Amy Poehler, Maya Rudolph and Tina Fey make an opening speech at the 91st Academy Awards on February 24, 2019.
Tina Fey: Good evening, and welcome to the one-millionth Academy Awards. We are not your hosts, but we’re gonna stand here a little too long so that the people who get USA Today tomorrow will think that we hosted.
Maya Rudolph: That’s great. That’s great. So just a quick update for everybody, in case you’re confused. There is no host tonight; there won’t be a popular movie category, and Mexico is not paying for the wall.
Amy Poehler: That’s right. And we won’t be doing awards during the commercials, but we will be presenting commercials during the awards. So if all the winners could please say, ‘Hellmann’s mayonnaise — we’re on the side of food,’ instead of your speeches, that would be great.
Fey: Again, we’re not your hosts this year, but if we had hosted, it probably would have gone like this.
Rudolph: I’m Freddie Mercury.
Poehler: Well, I’m The Wife.
Fey: Buster Scruggs? I hardly know her!
Rudolph: Hey, Chadwick Boseman. Wakanda plans you got later?
Poehler: These Spanx are so tight they’ve entered my spider-verse.
Rudolph: I’m Sam Elliott for Sam Elliott mustache wax.

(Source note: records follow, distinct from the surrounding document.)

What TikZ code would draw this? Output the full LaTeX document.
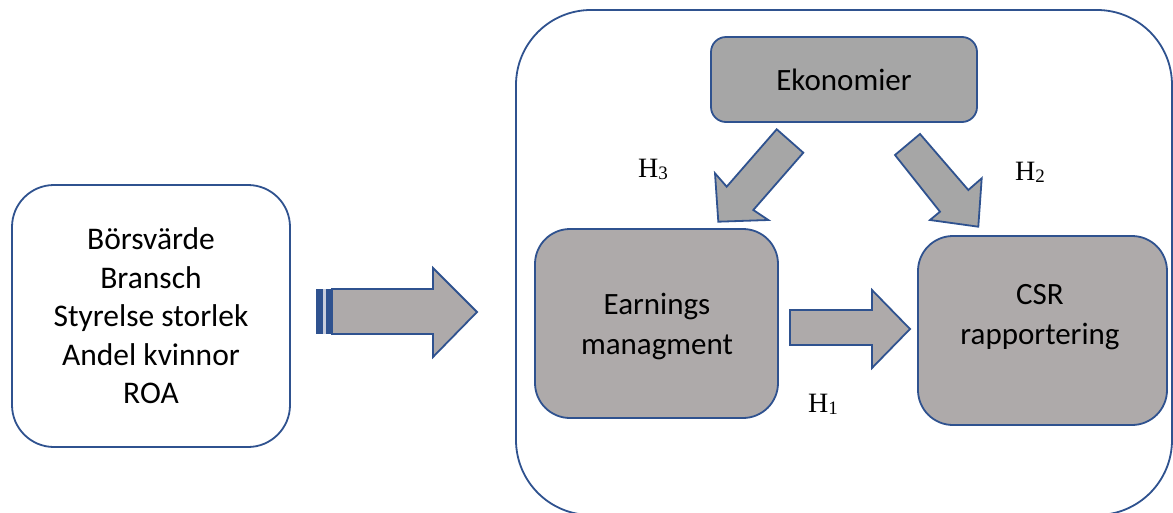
\documentclass[tikz,border=0pt]{standalone}
\usepackage{fontspec}
\setmainfont{Carlito}
\newfontfamily\hfont{Liberation Serif}
\definecolor{bord}{RGB}{47,82,143}
\definecolor{gA}{RGB}{174,170,170}
\definecolor{gB}{RGB}{166,166,166}
\definecolor{gap}{RGB}{200,205,220}
\tikzset{
  box/.style={draw=bord, line width=1.8pt, rectangle},
  txt/.style={font=\fontsize{31}{40}\selectfont, align=center, inner sep=0pt},
  hlab/.style={font=\hfont\fontsize{28}{28}\selectfont, anchor=base west, inner sep=0pt},
  blockarrow/.style={draw=bord, line width=1.8pt, line join=miter},
}
\newcommand{\hsub}[1]{H\raisebox{-2pt}{\fontsize{19}{19}\selectfont #1}}
\begin{document}
\begin{tikzpicture}[x=1pt,y=-1pt]
\useasboundingbox (0,0) rectangle (1173,512);
\fill[white] (0,0) rectangle (1173,512);
% left box
\node[box, fill=white, rounded corners=42pt, minimum width=278pt, minimum height=262pt,
      font=\fontsize{31.5}{38.5}\selectfont, align=center] (ctrl) at (151,316)
  {Börsvärde\\Bransch\\Styrelse storlek\\Andel kvinnor\\ROA};
% big box
\node[box, rounded corners=75pt, minimum width=656pt, minimum height=505pt] (model) at (844,262.5) {};
% inner boxes
\node[box, fill=gB, rounded corners=15pt, minimum width=266pt, minimum height=85pt, txt] (eko) at (844,79.5) {Ekonomier};
\node[box, fill=gA, rounded corners=35pt, minimum width=243pt, minimum height=189pt] (em) at (656.5,323.5) {};
\node[txt] (emtext) at (657,326) {Earnings\\managment};
\node[box, fill=gA, rounded corners=35pt, minimum width=249pt, minimum height=189pt] (csr) at (1042.5,330.5) {};
\node[txt] (csrtext) at (1040,317) {CSR\\rapportering};
% striped arrow
\fill[bord] (316,289) rectangle (323,334);
\fill[gap] (323,289) rectangle (326,334);
\fill[bord] (326,289) rectangle (332,334);
\draw[blockarrow, fill=gA] (332,289) -- (433,289) -- (433,268) -- (477,312) -- (433,357) -- (433,334) -- (332,334) -- cycle;
% H1 arrow
\draw[blockarrow, fill=gA] (790,310) -- (872,310) -- (872,290) -- (910,329) -- (872,368) -- (872,345) -- (790,345) -- cycle;
% diagonal arrows
\draw[blockarrow, fill=gB] (776.7,129.3) -- (726.7,186.7) -- (715,173.3) -- (718.3,221.7) -- (768.3,220) -- (753.3,210) -- (803.3,152.7) -- cycle;
\draw[blockarrow, fill=gB] (920,134) -- (895,155) -- (940,211.7) -- (930,220) -- (978.3,226.7) -- (981.7,178.3) -- (968.3,190) -- cycle;
% labels
\node[hlab] (h3) at (638,177) {\hsub{3}};
\node[hlab] (h2) at (1015,180) {\hsub{2}};
\node[hlab] (h1) at (808,412) {\hsub{1}};
\end{tikzpicture}
\end{document}
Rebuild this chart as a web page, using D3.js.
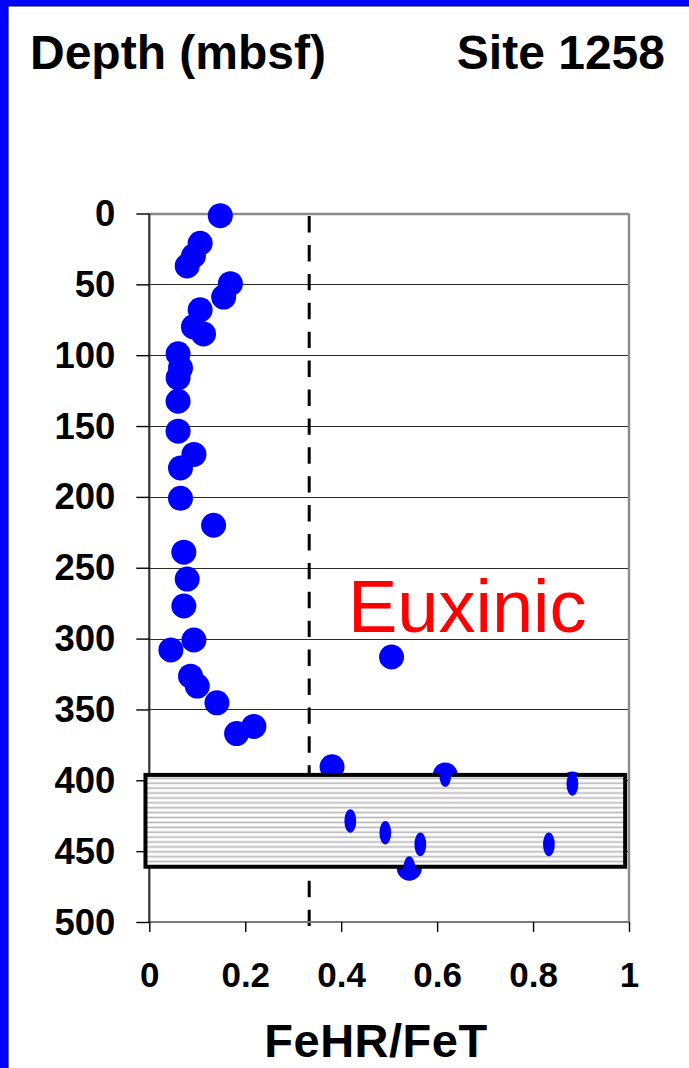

Fey: Roma’s on Netflix? What’s next, my microwave makes a movie?
Rudolph: And don’t worry, Bradley, after four kids, I, too, have peed myself at the Grammys.
Fey: Yes, now everyone look under your seats! You’re all getting one of those cheese sandwiches from the Fyre Festival! But we’re not gonna do any of that.
Poehler: No, we’re not doing any of that. We are here to present the award for outstanding supporting actress. Although in my experience, all actresses are outstanding supporting actresses because women naturally support each other. For example — yes — that’s very, very true. For example, I support both of you financially.
Rudolph and Fey: Yes.
Fey: And I hold your boobs while you jog.
Rudolph: And Tina, I dub all your dialogue internationally.